§ STATED EXERCISE
Write out the records below from the first line through the line containing "from matplotlib.ticker import MultipleLocator", leaving out any pictures.

## BEGIN

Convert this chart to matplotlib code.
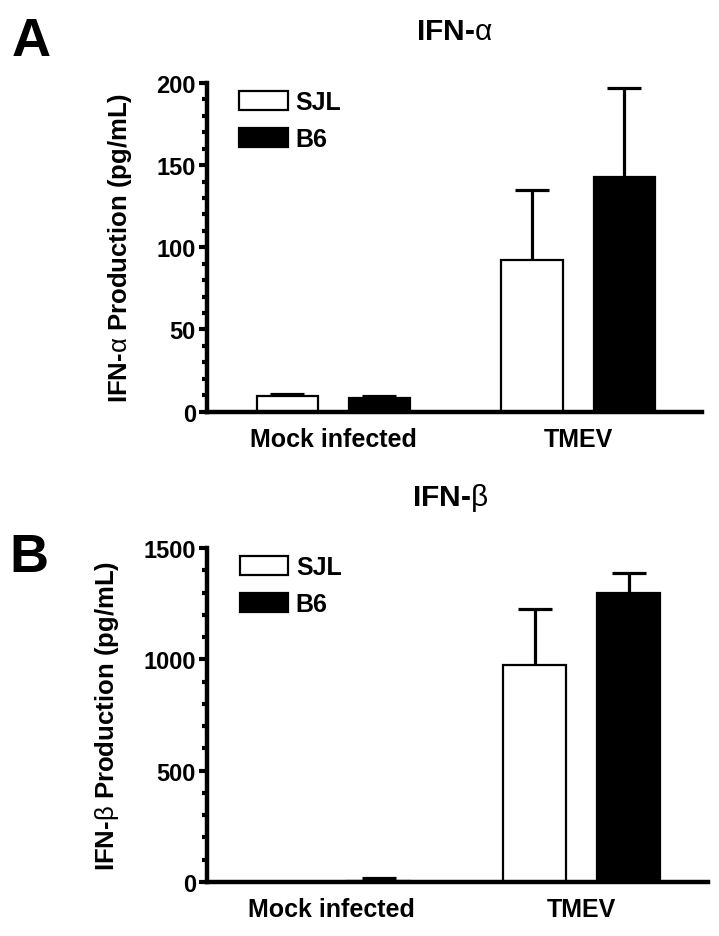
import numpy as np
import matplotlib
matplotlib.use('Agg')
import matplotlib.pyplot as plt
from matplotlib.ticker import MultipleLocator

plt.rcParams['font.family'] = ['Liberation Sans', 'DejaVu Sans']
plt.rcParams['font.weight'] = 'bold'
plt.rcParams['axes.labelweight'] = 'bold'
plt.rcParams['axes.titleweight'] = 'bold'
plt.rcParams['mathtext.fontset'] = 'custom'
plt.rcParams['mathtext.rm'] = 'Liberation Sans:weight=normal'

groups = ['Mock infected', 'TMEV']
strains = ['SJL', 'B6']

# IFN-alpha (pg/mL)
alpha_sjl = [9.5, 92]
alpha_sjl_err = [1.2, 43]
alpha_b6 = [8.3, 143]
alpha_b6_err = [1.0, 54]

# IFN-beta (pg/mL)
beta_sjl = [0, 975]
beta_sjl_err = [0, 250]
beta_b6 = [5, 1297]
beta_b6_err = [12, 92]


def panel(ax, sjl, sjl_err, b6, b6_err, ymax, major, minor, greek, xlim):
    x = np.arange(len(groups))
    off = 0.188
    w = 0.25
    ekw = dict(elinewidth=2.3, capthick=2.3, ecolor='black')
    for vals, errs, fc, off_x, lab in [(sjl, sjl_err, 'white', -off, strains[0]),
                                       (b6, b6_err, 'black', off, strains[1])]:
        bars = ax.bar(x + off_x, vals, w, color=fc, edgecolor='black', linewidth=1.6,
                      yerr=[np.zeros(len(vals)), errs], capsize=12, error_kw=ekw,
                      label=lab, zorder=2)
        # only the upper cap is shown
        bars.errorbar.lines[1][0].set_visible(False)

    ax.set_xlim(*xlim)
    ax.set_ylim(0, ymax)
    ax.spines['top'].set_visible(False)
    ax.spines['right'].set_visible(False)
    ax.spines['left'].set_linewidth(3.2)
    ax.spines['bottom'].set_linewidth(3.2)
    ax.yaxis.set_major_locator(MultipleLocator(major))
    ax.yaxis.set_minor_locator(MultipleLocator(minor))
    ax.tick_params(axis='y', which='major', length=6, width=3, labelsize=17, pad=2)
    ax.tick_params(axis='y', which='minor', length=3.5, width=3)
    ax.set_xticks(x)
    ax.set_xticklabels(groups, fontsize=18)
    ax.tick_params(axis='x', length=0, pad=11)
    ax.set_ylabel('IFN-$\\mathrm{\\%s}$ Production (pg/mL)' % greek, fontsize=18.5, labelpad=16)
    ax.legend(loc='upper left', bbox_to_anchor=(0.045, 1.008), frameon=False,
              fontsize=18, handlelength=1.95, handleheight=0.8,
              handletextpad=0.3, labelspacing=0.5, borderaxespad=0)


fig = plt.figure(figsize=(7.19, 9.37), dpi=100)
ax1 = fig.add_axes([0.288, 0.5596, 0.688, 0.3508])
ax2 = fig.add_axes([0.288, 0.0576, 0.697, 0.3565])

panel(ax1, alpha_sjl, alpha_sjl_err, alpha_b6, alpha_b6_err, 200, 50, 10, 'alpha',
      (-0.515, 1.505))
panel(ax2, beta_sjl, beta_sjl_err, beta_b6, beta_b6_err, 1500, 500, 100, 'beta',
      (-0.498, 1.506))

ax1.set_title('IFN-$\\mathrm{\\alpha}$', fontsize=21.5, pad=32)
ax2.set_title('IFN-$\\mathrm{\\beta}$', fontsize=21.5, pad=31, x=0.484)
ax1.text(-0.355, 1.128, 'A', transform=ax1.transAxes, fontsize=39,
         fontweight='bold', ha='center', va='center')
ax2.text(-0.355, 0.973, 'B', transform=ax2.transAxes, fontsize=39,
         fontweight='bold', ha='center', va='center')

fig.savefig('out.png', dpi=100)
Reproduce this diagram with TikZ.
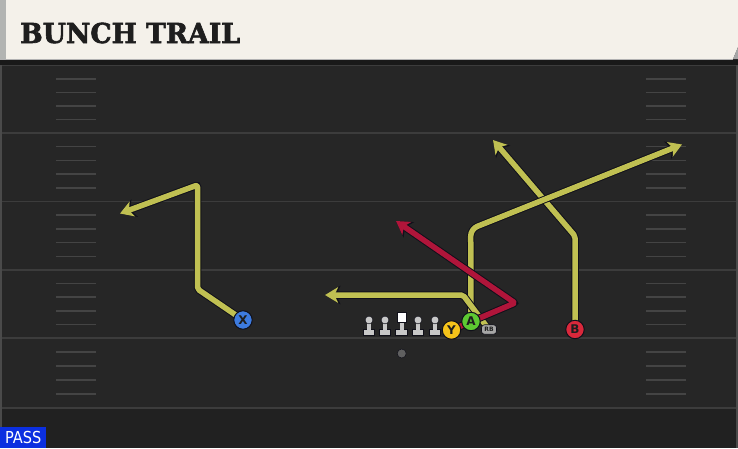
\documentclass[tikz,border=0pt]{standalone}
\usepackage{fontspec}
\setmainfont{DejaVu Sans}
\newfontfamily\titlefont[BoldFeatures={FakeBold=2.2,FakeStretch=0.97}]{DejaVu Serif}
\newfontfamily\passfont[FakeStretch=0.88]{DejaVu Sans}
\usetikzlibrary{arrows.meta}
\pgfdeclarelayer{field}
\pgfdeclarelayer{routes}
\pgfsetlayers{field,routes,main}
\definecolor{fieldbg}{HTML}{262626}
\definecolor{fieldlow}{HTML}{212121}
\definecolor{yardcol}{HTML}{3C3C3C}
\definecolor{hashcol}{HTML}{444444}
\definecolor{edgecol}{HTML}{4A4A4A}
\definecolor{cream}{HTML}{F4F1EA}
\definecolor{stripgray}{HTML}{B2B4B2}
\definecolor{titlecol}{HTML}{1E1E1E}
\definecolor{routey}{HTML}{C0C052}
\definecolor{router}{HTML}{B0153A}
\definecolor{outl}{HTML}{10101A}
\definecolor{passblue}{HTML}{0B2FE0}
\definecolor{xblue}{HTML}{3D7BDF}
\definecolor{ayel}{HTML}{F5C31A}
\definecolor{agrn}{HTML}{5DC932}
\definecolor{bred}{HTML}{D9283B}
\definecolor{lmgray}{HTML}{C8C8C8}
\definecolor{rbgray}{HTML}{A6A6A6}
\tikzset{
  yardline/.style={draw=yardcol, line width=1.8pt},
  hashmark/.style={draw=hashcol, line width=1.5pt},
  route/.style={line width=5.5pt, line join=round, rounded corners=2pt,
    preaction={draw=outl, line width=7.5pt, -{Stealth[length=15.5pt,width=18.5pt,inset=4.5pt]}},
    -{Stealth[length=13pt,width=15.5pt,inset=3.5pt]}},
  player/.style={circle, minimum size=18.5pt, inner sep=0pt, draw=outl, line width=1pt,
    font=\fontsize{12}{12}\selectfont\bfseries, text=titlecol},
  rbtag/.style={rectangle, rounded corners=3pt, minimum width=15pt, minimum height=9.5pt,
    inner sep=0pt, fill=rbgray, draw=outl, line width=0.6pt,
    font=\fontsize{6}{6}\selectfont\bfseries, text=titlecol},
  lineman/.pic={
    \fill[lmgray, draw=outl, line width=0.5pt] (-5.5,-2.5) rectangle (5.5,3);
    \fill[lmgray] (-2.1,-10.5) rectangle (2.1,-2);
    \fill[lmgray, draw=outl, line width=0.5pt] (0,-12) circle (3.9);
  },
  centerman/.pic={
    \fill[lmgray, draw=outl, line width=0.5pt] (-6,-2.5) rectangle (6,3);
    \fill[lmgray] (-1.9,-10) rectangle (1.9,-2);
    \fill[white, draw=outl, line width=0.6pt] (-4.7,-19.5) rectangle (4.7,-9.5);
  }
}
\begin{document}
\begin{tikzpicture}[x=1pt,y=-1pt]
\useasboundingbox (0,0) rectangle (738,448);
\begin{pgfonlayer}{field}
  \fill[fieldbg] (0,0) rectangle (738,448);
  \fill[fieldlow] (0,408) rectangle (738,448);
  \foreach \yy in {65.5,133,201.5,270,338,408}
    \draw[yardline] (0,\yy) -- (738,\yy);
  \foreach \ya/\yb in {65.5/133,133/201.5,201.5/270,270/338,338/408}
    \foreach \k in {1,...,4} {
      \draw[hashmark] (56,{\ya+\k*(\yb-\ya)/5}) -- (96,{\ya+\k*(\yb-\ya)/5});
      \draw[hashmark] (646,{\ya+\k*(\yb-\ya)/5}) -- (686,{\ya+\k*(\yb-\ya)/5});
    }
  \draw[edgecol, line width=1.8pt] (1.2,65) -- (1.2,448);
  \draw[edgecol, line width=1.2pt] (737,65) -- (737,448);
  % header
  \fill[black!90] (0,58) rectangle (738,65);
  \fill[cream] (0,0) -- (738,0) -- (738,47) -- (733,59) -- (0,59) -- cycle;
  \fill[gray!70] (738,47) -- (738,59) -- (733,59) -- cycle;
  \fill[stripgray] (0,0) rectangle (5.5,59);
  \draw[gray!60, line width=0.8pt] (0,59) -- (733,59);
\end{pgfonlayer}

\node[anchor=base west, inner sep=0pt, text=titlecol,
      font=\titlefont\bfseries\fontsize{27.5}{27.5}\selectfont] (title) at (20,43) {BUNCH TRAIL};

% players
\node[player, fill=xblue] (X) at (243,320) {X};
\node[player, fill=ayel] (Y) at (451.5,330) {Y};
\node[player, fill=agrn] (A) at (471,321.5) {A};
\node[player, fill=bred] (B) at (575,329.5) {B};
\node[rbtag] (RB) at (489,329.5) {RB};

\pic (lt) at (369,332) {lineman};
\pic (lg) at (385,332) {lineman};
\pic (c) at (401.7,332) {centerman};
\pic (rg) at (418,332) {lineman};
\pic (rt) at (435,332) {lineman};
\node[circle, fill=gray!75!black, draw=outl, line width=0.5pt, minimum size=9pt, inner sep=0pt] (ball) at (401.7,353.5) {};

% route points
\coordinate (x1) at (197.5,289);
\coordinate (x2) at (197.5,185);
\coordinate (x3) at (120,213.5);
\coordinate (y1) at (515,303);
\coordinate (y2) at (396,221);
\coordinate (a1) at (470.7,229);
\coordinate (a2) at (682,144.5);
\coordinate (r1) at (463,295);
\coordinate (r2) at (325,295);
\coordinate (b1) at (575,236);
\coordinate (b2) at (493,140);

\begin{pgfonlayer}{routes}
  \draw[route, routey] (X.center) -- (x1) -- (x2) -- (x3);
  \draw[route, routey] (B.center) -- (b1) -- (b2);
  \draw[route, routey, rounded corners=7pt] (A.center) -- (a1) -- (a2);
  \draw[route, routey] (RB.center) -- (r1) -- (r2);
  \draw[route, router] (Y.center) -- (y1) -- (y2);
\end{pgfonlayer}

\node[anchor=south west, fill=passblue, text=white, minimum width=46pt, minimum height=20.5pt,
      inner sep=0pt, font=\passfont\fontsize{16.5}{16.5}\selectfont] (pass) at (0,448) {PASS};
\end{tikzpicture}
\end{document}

## END

§ EXERCISE RESULT
Convert this chart to matplotlib code.
import numpy as np
import matplotlib
matplotlib.use('Agg')
import matplotlib.pyplot as plt
from matplotlib.ticker import MultipleLocator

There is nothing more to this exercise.